- Born: 1787 Gujarat
- Died: 1852 (aged 64–65)

= Girdhar =

Girdhar or Giradhara or Giridharadāsa (1787–1852) was a Gujarati poet.

==Works==
Girdhar best known for his poetic epic Rāmāyaṇa (1835) which is popular in Gujarat. He derived the story primarily from the Rāmāyaṇa of Vālmīki and the Hanumannāṭaka, with some inspiration from other Puranic texts. His version is lucid and musical as it is in simple language and uses traditional metres and melodies including Dhanāśrī, Vilāvala, Māru, Sāmerī, Sāraga, Soraṭha, Āsāvarī, Bhairava, Dohā, Caupāī, Ghanākṣarī, and others. His poetry Radha Virahna Barmas is influenced by the poetry of Vaishnavism. His Tulasī-Vivāha narrates the wedding of Krishna and Tulsi in 26 lyrics. It resemble the Kadva (cantos) style of medieval Gujarati poetry. He also wrote lyrics on Gopi and Krishna relations and wrote Ashwamedha and Rājasūyayajña. He based a large number of his poems on the Daśamaskandha of the Bhāgavata Purāṇa.

== Biography ==
Girdhar or Giridharadāsa was born in the village of Māsar, Baroda State in a Lāḍ Vaṇik family in 1785. His father, Garabaḍadās, worked as a patwari or village accountant and for some years Girdhar followed him in the profession and was educated in the requisite fields. At the age of twenty he moved to Baroda where he worked for his sister's husband's banking firm.
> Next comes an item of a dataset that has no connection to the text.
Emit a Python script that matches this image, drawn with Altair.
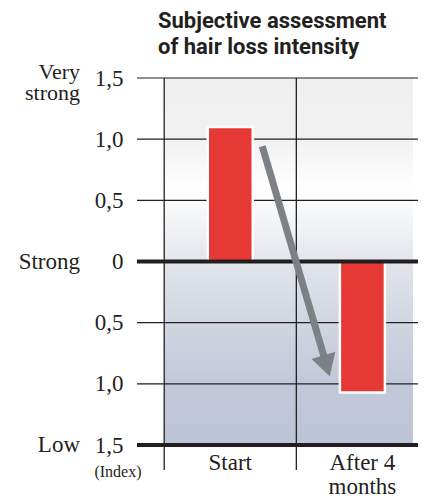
import altair as alt
import pandas as pd

# ---- data ----
title_text = ["Subjective assessment\nof hair loss intensity"]
categories = ["Start", "After 4 months"]
category_labels = ["Start", "After 4\nmonths"]
category_pos = [0, 1]
values = [1.10, -1.07]

y_ticks = [1.5, 1.0, 0.5, 0.0, -0.5, -1.0, -1.5]
thick_levels = [0.0, -1.5]
boundaries = [-0.5, 0.5]

level_names_single = ["Strong", "Low"]
level_values_single = [0.0, -1.5]
level_names_double = ["Very\nstrong"]
level_values_double = [1.5]
index_note = ["(Index)"]

arrow_x = [0.242, 0.721]
arrow_y = [0.943, -0.82]
arrow_tip_x = [0.753]
arrow_tip_y = [-0.938]

x_domain = [-0.668, 1.383]
y_domain = [-1.5, 1.5]

# ---- styling ----
SERIF = "Liberation Serif, Times New Roman, serif"
SANS_N = "Roboto, Liberation Sans, sans-serif"
LINE = "#231f20"
RED = "#e63834"
GREY = "#7d8084"

xs = alt.Scale(domain=x_domain, nice=False, zero=False)
ys = alt.Scale(domain=y_domain, nice=False, zero=False)
y_axis = alt.Axis(
    values=y_ticks,
    labelExpr="datum.value == 0 ? '0' : replace(format(abs(datum.value), '.1f'), '.', ',')",
    labelFont=SERIF, labelFontSize=23, labelColor="#231f20", labelPadding=14,
    domain=False, ticks=False, grid=False, title=None, labelBaseline="middle",
)
x_axis = None

bars_df = pd.DataFrame({"cat": categories, "pos": category_pos, "v": values,
                        "label": category_labels})
grid_df = pd.DataFrame({"v": y_ticks})
thick_df = pd.DataFrame({"v": thick_levels})
bound_df = pd.DataFrame({"b": boundaries})
bg_df = pd.DataFrame({"x0": [boundaries[0]], "x1": [x_domain[1]],
                      "y0": [y_domain[1]], "y1": [y_domain[0]]})
lvl1_df = pd.DataFrame({"name": level_names_single, "v": level_values_single})
lvl2_df = pd.DataFrame({"name": level_names_double, "v": level_values_double})
idx_df = pd.DataFrame({"t": index_note, "v": [y_domain[0]]})
arrow_df = pd.DataFrame({"x": arrow_x, "y": arrow_y})
tip_df = pd.DataFrame({"x": arrow_tip_x, "y": arrow_tip_y})
title_df = pd.DataFrame({"t": title_text, "v": [y_domain[1]]})

gradient = alt.LinearGradient(
    gradient="linear",
    stops=[
        alt.GradientStop(color="#eeefee", offset=0),
        alt.GradientStop(color="#f0f1f0", offset=0.17),
        alt.GradientStop(color="#ffffff", offset=0.30),
        alt.GradientStop(color="#f7f8f9", offset=0.36),
        alt.GradientStop(color="#e2e5eb", offset=0.5),
        alt.GradientStop(color="#d0d5e1", offset=0.67),
        alt.GradientStop(color="#c1c8d9", offset=0.83),
        alt.GradientStop(color="#bcc5d7", offset=1),
    ],
    x1=0, x2=0, y1=0, y2=1,
)

bg = alt.Chart(bg_df).mark_rect(fill=gradient).encode(
    x=alt.X("x0:Q", scale=xs, axis=x_axis), x2="x1:Q",
    y=alt.Y("y0:Q", scale=ys, axis=y_axis), y2="y1:Q",
)

grid = alt.Chart(grid_df).mark_rule(color=LINE, strokeWidth=1.2).encode(
    y=alt.Y("v:Q", scale=ys, axis=y_axis),
)

bounds = alt.Chart(bound_df).mark_rule(color=LINE, strokeWidth=1.3, y2Offset=25).encode(
    x=alt.X("b:Q", scale=xs, axis=x_axis),
    y=alt.datum(y_domain[1], scale=ys, axis=y_axis),
    y2=alt.datum(y_domain[0]),
)

bars = alt.Chart(bars_df).mark_bar(size=45, color=RED, stroke="white", strokeWidth=2.5).encode(
    x=alt.X("pos:Q", scale=xs, axis=x_axis),
    y=alt.Y("v:Q", scale=ys, axis=y_axis),
    y2=alt.datum(0),
)

thick = alt.Chart(thick_df).mark_rule(color=LINE, strokeWidth=4).encode(
    y=alt.Y("v:Q", scale=ys, axis=y_axis),
)

arrow = alt.Chart(arrow_df).mark_line(color=GREY, strokeWidth=7, strokeCap="butt").encode(
    x=alt.X("x:Q", scale=xs, axis=x_axis),
    y=alt.Y("y:Q", scale=ys, axis=y_axis),
)

tip = alt.Chart(tip_df).mark_point(
    shape="M0,0L-1,-1.75L1,-1.75Z", size=620, angle=343, filled=True,
    color=GREY, opacity=1, strokeWidth=0,
).encode(
    x=alt.X("x:Q", scale=xs, axis=x_axis),
    y=alt.Y("y:Q", scale=ys, axis=y_axis),
)

cat_text = alt.Chart(bars_df).mark_text(
    font=SERIF, fontSize=23, color="#231f20", align="center", baseline="alphabetic",
    dy=25, lineBreak="\n", lineHeight=23.5,
).encode(
    x=alt.X("pos:Q", scale=xs, axis=x_axis),
    y=alt.datum(y_domain[0], scale=ys, axis=y_axis),
    text="label:N",
)

lvl1 = alt.Chart(lvl1_df).mark_text(
    font=SERIF, fontSize=23, color="#231f20", align="right", baseline="middle",
).encode(
    x=alt.value(-57),
    y=alt.Y("v:Q", scale=ys, axis=y_axis),
    text="name:N",
)

lvl2 = alt.Chart(lvl2_df).mark_text(
    font=SERIF, fontSize=22, color="#231f20", align="right", baseline="middle",
    lineBreak="\n", lineHeight=21, dy=-6,
).encode(
    x=alt.value(-57),
    y=alt.Y("v:Q", scale=ys, axis=y_axis),
    text="name:N",
)

idx = alt.Chart(idx_df).mark_text(
    font=SERIF, fontSize=16, color="#231f20", align="center", baseline="alphabetic", dy=32,
).encode(
    x=alt.value(-19),
    y=alt.Y("v:Q", scale=ys, axis=y_axis),
    text="t:N",
)

title = alt.Chart(title_df).mark_text(
    font=SANS_N, fontSize=22, fontWeight="bold", color="#231f20", align="left",
    baseline="alphabetic", lineBreak="\n", lineHeight=25.5, dy=-50,
).encode(
    x=alt.value(21),
    y=alt.Y("v:Q", scale=ys, axis=y_axis),
    text="t:N",
)

chart = alt.layer(
    bg, grid, bounds, bars, thick, arrow, tip, cat_text, lvl1, lvl2, idx, title
).properties(
    width=281, height=367,
    padding={"left": 129, "top": 70, "right": 0, "bottom": 51},
    autosize=alt.AutoSizeParams(type="none"),
).configure_view(strokeWidth=0)

chart.save("out.html", embed_options={"renderer": "svg", "actions": False})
In Baroda he was exposed to learned ascetics and holy men, and studied Sanskrit language and its epic texts. Some years later he was initiated into the Vallabha Sampradāya by Gosvāmī Puruṣottamadās. Girdhar worked as a manager in the local Vallabhite temple. He was also a friend of an ācārya of the Rādhāvallabhī sect named Raṁgīlāl Mahārāj. Girdhar's wife and son both died early in life. Girdhar traveled to several Vaishnav religious sites with Raṁgīlāl. On the return journey, when Girdhar wished to visit Śrīnāthajī Raṁgīlāl refused. Girdhar was anxious to get Śrīnāthajī's darśana, and soon died while meditating upon him in 1850.